Ukrainian President Leonid Kuchma has joined leaders of NATO partner states at the alliance's summit in Prague, despite being told he would not be welcome. There are suspicions that he sold radar equipment to Iraq. Mr. Kuchma found the seating arrangements at the meeting changed, so that he would not have to sit near his main accusers.
Although Ukraine is a member of the Euro-Atlantic Partnership Council, which includes countries ranging from Ireland to Uzbekistan, he was given strong hints by NATO leaders that it would be better if he stayed away from Prague.
In an effort to snub Mr. Kuchma, NATO downgraded its bilateral meeting with Ukraine at the summit to the foreign minister level. But, as president of a partner country, Mr. Kuchma has the right to attend meetings of the Euro-Atlantic Council, when they are conducted at the head-of-state level.
The alliance's decision to give the cold shoulder to the Ukrainian leader came after the United States and Britain accused him of personally approving the sale of a Kolchuga early warning radar system to Iraq, in breach of United Nations sanctions. Mr. Kuchma has repeatedly denied the charge.
On Thursday, NATO Secretary-General George Robertson told reporters he was uncertain Mr. Kuchma would show up at the summit. "The president of Ukraine knows the problem, knows that there is a shadow over him in relation to the export, the possible export, of Kolchuga radar systems to Iraq," he said.
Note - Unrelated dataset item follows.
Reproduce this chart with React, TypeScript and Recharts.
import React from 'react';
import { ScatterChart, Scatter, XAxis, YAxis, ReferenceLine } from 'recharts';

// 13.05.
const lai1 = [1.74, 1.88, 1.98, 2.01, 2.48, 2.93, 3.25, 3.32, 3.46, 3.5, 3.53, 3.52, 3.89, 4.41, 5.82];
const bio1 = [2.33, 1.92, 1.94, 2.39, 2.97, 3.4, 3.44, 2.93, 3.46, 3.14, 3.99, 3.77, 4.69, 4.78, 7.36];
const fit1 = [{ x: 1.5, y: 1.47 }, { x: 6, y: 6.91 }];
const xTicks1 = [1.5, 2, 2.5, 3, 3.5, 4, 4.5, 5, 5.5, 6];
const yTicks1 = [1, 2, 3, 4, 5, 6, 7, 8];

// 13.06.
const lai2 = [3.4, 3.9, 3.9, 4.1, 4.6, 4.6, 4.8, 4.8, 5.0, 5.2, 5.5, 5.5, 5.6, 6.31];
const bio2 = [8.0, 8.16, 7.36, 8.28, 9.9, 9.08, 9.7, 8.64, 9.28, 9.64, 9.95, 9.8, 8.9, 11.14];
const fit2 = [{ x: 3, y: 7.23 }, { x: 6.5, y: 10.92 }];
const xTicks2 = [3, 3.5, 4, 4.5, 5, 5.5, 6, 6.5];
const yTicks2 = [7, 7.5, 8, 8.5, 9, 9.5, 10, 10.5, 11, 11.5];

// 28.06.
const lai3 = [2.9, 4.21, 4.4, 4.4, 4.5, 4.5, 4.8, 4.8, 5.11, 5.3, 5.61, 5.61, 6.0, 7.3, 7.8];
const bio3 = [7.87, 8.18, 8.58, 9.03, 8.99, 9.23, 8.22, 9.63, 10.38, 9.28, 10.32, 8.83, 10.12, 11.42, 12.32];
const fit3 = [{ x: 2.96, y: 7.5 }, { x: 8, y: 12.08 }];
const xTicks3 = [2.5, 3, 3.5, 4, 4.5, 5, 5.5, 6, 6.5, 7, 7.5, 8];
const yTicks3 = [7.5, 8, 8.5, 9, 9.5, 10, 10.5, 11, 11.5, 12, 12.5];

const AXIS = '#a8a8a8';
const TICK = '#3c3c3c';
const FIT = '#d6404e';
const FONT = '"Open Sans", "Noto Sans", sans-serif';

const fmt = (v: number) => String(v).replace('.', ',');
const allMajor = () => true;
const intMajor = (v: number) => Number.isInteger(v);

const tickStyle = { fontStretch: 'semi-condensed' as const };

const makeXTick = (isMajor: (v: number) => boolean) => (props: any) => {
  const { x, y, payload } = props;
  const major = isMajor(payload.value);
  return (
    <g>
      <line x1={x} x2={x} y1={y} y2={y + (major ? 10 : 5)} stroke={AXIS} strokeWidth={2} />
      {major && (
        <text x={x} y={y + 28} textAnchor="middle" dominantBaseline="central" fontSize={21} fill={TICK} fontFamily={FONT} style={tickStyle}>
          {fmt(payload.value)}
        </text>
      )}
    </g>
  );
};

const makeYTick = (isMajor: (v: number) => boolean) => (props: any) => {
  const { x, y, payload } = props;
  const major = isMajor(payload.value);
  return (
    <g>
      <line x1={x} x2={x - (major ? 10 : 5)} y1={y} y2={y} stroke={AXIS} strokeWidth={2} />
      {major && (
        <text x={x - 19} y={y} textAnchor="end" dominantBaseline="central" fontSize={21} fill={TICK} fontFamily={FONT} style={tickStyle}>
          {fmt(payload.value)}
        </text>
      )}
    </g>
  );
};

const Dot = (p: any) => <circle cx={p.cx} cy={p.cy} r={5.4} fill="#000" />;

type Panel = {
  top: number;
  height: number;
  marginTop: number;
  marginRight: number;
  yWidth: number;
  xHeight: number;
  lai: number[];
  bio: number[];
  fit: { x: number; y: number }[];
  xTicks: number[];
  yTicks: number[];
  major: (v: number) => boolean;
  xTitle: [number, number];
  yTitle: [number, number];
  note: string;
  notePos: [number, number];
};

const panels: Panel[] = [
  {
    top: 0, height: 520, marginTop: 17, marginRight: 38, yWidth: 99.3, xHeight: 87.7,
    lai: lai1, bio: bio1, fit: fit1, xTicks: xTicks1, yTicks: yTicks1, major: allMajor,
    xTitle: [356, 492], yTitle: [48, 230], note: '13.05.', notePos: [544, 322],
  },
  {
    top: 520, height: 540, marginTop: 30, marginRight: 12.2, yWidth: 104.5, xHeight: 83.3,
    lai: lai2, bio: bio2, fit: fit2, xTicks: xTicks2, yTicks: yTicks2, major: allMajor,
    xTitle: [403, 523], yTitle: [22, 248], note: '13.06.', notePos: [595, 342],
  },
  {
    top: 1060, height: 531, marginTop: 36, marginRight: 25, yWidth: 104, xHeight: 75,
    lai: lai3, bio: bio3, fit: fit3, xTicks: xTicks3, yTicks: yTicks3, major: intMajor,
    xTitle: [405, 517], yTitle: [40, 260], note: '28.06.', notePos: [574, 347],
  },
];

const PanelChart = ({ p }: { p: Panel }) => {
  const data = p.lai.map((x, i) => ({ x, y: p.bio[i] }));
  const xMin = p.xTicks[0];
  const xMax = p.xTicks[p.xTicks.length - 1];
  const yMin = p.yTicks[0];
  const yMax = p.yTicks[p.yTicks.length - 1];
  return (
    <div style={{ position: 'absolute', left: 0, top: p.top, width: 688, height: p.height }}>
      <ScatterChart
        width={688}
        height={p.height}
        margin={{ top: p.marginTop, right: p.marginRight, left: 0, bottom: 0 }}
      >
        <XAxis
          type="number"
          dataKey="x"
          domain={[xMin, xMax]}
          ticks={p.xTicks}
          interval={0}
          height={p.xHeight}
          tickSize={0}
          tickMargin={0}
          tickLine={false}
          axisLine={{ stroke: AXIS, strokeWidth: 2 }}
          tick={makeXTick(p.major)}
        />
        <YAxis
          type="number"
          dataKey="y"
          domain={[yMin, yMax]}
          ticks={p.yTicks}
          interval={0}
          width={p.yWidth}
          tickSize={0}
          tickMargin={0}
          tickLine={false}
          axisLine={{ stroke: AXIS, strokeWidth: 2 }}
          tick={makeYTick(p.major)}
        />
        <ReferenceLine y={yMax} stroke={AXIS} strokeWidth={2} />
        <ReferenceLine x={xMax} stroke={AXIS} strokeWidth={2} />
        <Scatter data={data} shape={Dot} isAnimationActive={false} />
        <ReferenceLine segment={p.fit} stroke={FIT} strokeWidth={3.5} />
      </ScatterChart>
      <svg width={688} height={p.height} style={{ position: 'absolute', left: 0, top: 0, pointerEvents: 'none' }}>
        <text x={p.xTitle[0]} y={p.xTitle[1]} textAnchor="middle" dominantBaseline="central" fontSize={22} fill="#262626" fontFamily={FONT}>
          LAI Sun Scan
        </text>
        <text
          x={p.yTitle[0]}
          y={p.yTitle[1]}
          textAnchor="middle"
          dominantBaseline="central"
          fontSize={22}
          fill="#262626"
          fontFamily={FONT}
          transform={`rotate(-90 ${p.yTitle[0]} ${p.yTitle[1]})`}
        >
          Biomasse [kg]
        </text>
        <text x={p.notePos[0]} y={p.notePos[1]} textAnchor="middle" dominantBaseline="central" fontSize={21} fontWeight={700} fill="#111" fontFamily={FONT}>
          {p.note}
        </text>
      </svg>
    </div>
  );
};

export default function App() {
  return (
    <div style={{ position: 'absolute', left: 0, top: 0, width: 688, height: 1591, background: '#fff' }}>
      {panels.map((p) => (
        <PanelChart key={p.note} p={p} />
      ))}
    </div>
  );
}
But Mr. Kuchma came to Prague anyway, turned up at an official dinner Thursday night, and joined the other leaders at the summit on Friday.
NATO protocol experts found a way to prevent Mr. Kuchma from sitting next to British Prime Minister Tony Blair and one seat away from President Bush. They chose not to use the English alphabetical order for seating, the system that is normally used at the alliance summits. Instead, they arranged the seating in French alphabetical order, which meant that Mr. Kuchma was placed at the end of the table, with the Turkish president on one side and nobody on the other.
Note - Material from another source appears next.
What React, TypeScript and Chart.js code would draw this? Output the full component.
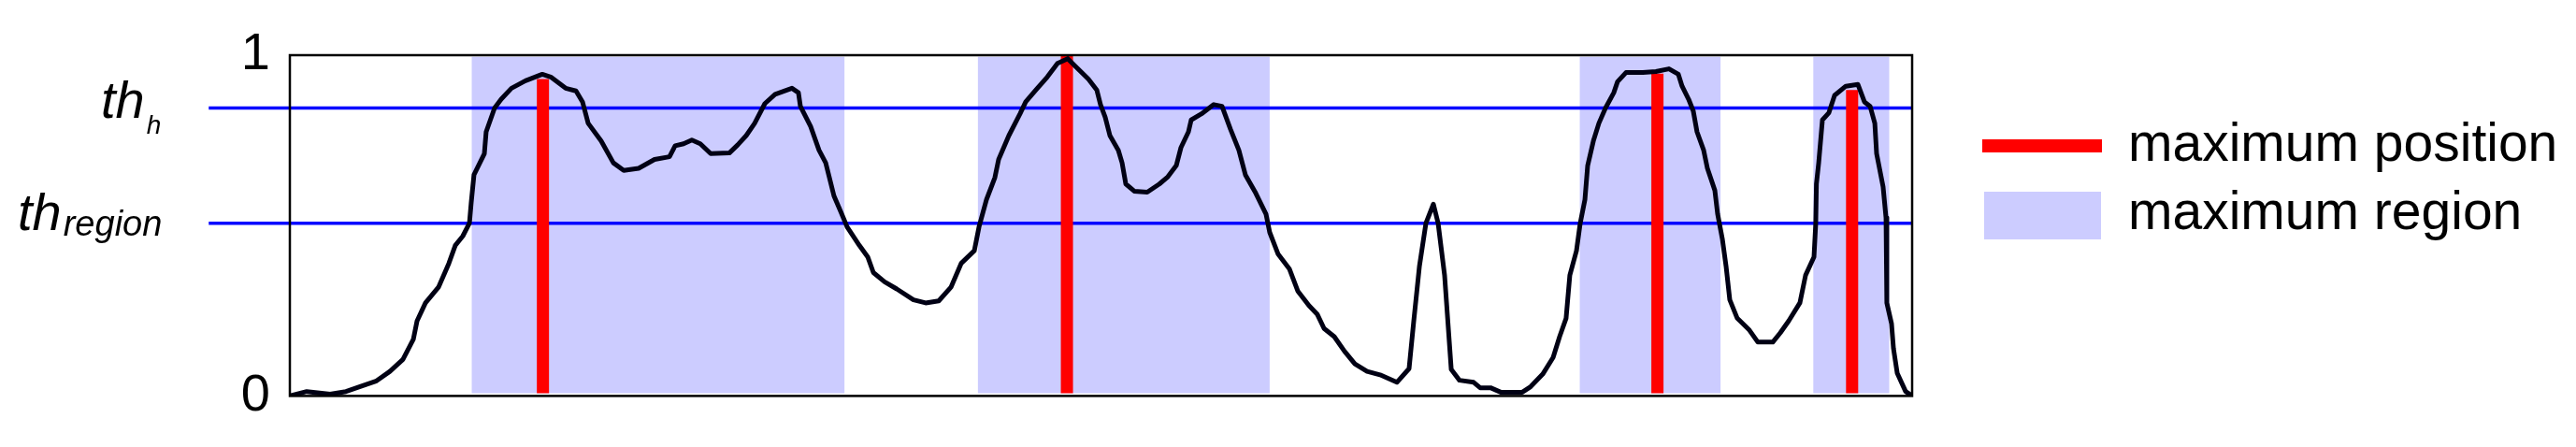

Ukrainian Foreign Minister Anatoly Zlenko told reporters Friday his country is ready to cooperate with the United States and Britain to defuse what he described as their groundless criticism of Mr. Kuchma's involvement in the purported radar sales to Iraq. But he said Ukraine cannot give full access to bilateral arms sales deals, because that is privileged information. "We are open to our American counterparts, except for the information as for the Kolchuga transferred to some countries," said Anatoly Zlenko. "You must understand that we're obliged to protect this information and the bilateral agreements.
Mr. Zlenko says Ukraine is frustrated that the United States and Britain do not agree with this line of reasoning.
He also says Ukraine will continue to pursue membership in NATO. But diplomats say, with the credibility problems the Kuchma government now has with the alliance, there is little prospect of that happening anytime in the near future.